Tuesday, September 10, 2019

I am still editing the book.  Obviously it won't be out in September.  The publisher didn't give their edition to me until the first week in August.  (They promised I would have copies on July 4.) 

There are over three hundred pages for me to emend and okay.  Most of which are so messed up I don't even know where to start.

I have learned a lot of things that I didn't know.  None of them good.  If you ever decide to publish a book, call me and I will save you a lot of pain.  They tell you they will do something and then they don't.  Or they do--and it's all wrong. 
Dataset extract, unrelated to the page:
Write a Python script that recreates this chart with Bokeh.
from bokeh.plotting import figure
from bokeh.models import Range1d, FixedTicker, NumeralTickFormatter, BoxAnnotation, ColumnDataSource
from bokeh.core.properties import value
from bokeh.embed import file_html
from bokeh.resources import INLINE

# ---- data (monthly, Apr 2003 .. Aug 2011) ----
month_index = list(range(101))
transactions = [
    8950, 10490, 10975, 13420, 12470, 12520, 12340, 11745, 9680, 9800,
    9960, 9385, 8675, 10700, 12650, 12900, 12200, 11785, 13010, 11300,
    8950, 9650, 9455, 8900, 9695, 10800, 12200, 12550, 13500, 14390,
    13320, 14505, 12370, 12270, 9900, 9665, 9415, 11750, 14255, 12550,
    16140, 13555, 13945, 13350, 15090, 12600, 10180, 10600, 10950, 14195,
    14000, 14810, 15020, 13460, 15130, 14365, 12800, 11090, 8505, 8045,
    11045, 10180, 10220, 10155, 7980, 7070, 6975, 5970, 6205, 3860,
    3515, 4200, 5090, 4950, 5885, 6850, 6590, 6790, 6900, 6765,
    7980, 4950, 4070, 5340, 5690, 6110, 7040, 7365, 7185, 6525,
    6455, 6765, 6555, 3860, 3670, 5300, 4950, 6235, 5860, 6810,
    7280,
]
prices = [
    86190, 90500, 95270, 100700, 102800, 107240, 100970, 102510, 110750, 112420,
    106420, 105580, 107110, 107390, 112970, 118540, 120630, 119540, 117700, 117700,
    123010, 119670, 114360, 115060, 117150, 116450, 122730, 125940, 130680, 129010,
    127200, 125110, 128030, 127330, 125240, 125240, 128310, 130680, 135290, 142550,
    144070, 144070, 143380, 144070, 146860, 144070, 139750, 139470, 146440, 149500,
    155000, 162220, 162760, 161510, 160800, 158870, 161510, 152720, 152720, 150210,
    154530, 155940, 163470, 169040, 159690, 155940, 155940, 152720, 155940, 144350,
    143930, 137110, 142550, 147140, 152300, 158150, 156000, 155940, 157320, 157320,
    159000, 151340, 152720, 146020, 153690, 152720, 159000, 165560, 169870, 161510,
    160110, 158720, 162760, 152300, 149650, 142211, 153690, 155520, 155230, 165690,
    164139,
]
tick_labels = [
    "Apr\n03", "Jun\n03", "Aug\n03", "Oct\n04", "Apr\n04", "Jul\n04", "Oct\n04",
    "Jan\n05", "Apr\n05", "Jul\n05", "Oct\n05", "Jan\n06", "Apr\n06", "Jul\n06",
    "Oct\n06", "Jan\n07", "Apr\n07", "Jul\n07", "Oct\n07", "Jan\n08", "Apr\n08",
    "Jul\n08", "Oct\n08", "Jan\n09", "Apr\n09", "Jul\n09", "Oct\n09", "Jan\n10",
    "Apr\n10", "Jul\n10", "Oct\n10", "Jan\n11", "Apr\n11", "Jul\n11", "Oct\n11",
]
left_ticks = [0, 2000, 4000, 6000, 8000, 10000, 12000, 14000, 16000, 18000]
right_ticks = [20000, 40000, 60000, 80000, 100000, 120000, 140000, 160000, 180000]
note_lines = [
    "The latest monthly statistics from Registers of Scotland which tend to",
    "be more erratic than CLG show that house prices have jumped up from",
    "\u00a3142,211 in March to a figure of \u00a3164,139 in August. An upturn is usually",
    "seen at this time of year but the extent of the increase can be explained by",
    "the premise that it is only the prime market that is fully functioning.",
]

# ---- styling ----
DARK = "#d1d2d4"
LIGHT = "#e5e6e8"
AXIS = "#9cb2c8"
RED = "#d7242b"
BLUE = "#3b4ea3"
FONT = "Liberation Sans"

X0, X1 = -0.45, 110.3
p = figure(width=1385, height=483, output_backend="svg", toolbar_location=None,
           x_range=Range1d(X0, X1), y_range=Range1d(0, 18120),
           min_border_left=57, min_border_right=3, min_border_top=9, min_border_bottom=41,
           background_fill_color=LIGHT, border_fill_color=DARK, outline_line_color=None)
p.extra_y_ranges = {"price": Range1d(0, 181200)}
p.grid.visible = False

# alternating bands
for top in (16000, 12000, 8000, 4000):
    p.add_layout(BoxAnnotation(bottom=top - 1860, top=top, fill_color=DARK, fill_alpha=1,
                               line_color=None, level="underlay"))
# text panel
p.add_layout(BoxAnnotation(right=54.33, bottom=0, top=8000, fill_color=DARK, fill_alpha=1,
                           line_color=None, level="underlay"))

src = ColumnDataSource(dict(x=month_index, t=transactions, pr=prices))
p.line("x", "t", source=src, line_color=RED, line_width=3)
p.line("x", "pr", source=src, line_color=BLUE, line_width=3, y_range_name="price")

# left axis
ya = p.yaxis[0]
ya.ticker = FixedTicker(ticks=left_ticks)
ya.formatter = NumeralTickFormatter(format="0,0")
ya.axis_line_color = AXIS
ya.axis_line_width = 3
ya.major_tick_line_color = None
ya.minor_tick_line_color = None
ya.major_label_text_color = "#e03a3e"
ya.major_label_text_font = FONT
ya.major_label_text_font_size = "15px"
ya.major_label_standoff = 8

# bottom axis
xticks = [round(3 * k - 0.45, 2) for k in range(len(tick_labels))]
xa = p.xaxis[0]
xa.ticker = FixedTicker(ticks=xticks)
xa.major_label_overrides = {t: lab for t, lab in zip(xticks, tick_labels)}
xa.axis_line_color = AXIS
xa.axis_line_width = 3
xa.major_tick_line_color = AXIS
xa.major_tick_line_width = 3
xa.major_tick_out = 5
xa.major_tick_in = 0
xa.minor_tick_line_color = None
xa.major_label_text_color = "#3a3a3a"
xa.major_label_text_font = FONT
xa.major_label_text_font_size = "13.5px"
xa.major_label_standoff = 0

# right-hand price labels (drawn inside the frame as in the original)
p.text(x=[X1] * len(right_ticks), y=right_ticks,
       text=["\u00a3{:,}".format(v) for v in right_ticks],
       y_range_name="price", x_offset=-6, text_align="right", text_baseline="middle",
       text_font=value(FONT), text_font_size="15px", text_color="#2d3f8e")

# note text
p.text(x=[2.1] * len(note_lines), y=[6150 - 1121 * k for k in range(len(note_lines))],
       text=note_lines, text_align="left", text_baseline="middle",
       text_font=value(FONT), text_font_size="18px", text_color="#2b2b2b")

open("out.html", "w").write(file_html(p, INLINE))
You think you have control.  You do--if you don't want to get the book published by them. They like big words.  Fluffy words.  Adjectives.  Emotion in every line.
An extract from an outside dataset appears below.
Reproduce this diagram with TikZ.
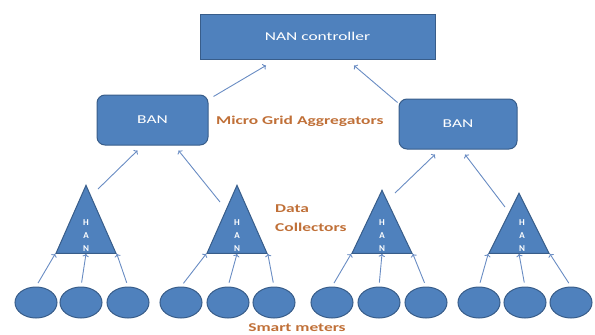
\documentclass[tikz,border=0pt]{standalone}
\usepackage{fontspec}
\setmainfont{Carlito}
\newfontfamily\widefont[FakeStretch=1.45]{Carlito}
\usepackage{tikz}
\usetikzlibrary{arrows.meta,positioning,shapes.geometric,calc}

\definecolor{nodeblue}{RGB}{79,129,189}
\definecolor{edgeblue}{RGB}{56,93,138}
\definecolor{linkblue}{RGB}{105,140,195}
\definecolor{tagorange}{RGB}{192,112,56}

\tikzset{
  netbox/.style={draw=edgeblue, fill=nodeblue, line width=1pt, text=white,
    font=\widefont\fontsize{12}{14}\selectfont, inner sep=0pt},
  collector/.style={isosceles triangle, shape border rotate=90,
    isosceles triangle stretches, minimum width=60pt, draw=edgeblue,
    fill=nodeblue, line width=1pt, inner sep=0pt, anchor=apex},
  meter/.style={ellipse, draw=edgeblue, fill=nodeblue, line width=1pt,
    minimum width=42pt, minimum height=31pt, inner sep=0pt},
  hanlbl/.style={text=white, font=\bfseries\fontsize{9}{13}\selectfont,
    align=center, inner sep=0pt},
  tag/.style={text=tagorange, font=\widefont\bfseries\fontsize{12}{19}\selectfont,
    align=left, inner sep=0pt},
  link/.style={draw=linkblue, line width=0.9pt, -{To[length=3pt]}},
}

\begin{document}
\begin{tikzpicture}[x=1pt, y=-1pt]
  \useasboundingbox (0,0) rectangle (595,335);
  % NAN controller
  \node[netbox, minimum width=235pt, minimum height=45pt] (nan)
    at (317.5,36.5) {NAN controller};
  % BAN aggregators
  \node[netbox, rounded corners=8pt, minimum width=111pt, minimum height=50pt]
    (banl) at (152.5,120) {BAN};
  \node[netbox, rounded corners=8pt, minimum width=118pt, minimum height=50pt]
    (banr) at (458,124) {BAN};
  \node[tag, anchor=base west] (aggr) at (216,124) {Micro Grid Aggregators};
  \draw[link] ($(banl.north east)+(5,2)$) -- ($(nan.south)+(-51.5,6)$);
  \draw[link] ($(banr.north west)+(-1,4)$) -- ($(nan.south)+(36.5,6)$);

  % HAN data collectors
  \node[collector, minimum height=68pt] (t1) at (86,184) {};
  \node[collector, minimum height=68pt] (t2) at (237,184) {};
  \node[collector, minimum height=63pt] (t3) at (382,189) {};
  \node[collector, minimum height=60pt] (t4) at (519,192) {};
  \node[hanlbl] (t1lbl) at (86,236) {H\\A\\N};
  \node[hanlbl] (t2lbl) at (237,236) {H\\A\\N};
  \node[hanlbl] (t3lbl) at (382,236) {H\\A\\N};
  \node[hanlbl] (t4lbl) at (522,236) {H\\A\\N};
  \node[tag, anchor=west] (coll) at (275,218) {Data\\Collectors};
  \draw[link] ($(t1.apex)+(12,5)$) -- ($(banl.south)+(-15,5)$);
  \draw[link] ($(t2.apex)+(-17,18)$) -- ($(banl.south)+(26,5)$);
  \draw[link] ($(t3.apex)+(13,4)$) -- ($(banr.south)+(-23,5)$);
  \draw[link] ($(t4.apex)+(-14,15)$) -- ($(banr.south)+(7,5)$);

  % Smart meters
  \node[meter] (m1) at (36,302.5) {};
  \node[meter] (m2) at (81,302.5) {};
  \node[meter] (m3) at (128,302.5) {};
  \node[meter] (m4) at (181,302.5) {};
  \node[meter] (m5) at (228,302.5) {};
  \node[meter] (m6) at (274,302.5) {};
  \node[meter] (m7) at (332,302.5) {};
  \node[meter] (m8) at (379,302.5) {};
  \node[meter] (m9) at (426,302.5) {};
  \node[meter] (m10) at (479,302.5) {};
  \node[meter] (m11) at (525,302.5) {};
  \node[meter] (m12) at (571,302.5) {};
  \node[tag, anchor=base] (smart) at (297,331.5) {Smart meters};
  \draw[link, shorten <=4pt] (m1.north) -- (t1.left corner);
  \draw[link, shorten <=4pt] (m2.north) -- (t1.south);
  \draw[link, shorten <=4pt] (m3.north) -- (t1.right corner);
  \draw[link, shorten <=4pt] (m4.north) -- (t2.left corner);
  \draw[link, shorten <=4pt] (m5.north) -- (t2.south);
  \draw[link, shorten <=4pt] (m6.north) -- (t2.right corner);
  \draw[link, shorten <=4pt] (m7.north) -- (t3.left corner);
  \draw[link, shorten <=4pt] (m8.north) -- (t3.south);
  \draw[link, shorten <=4pt] (m9.north) -- (t3.right corner);
  \draw[link, shorten <=4pt] (m10.north) -- (t4.left corner);
  \draw[link, shorten <=4pt] (m11.north) -- (t4.south);
  \draw[link, shorten <=4pt] (m12.north) -- (t4.right corner);
\end{tikzpicture}
\end{document}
Problem is, I'm trapped.  I signed a contract that says they will publish when we agree.  I will never agree with their changes.  So there you are.

I dread getting up in the mornings because I know I am going to get into it with the editor again.  And again.  And again.  And I have to emend, and argue, and emend and argue.   

This has been going on for over a month.  It is mentally exhausting. I told you I was like Christian in Pilgrim's Progress--in the slough of despond.  Well I am stuck there.  This editor keeps telling me this is a fabulous book.  I am glad she likes it.  I want her to leave it alone and stick to punctuation and structure and stop putting words into my character's mouths.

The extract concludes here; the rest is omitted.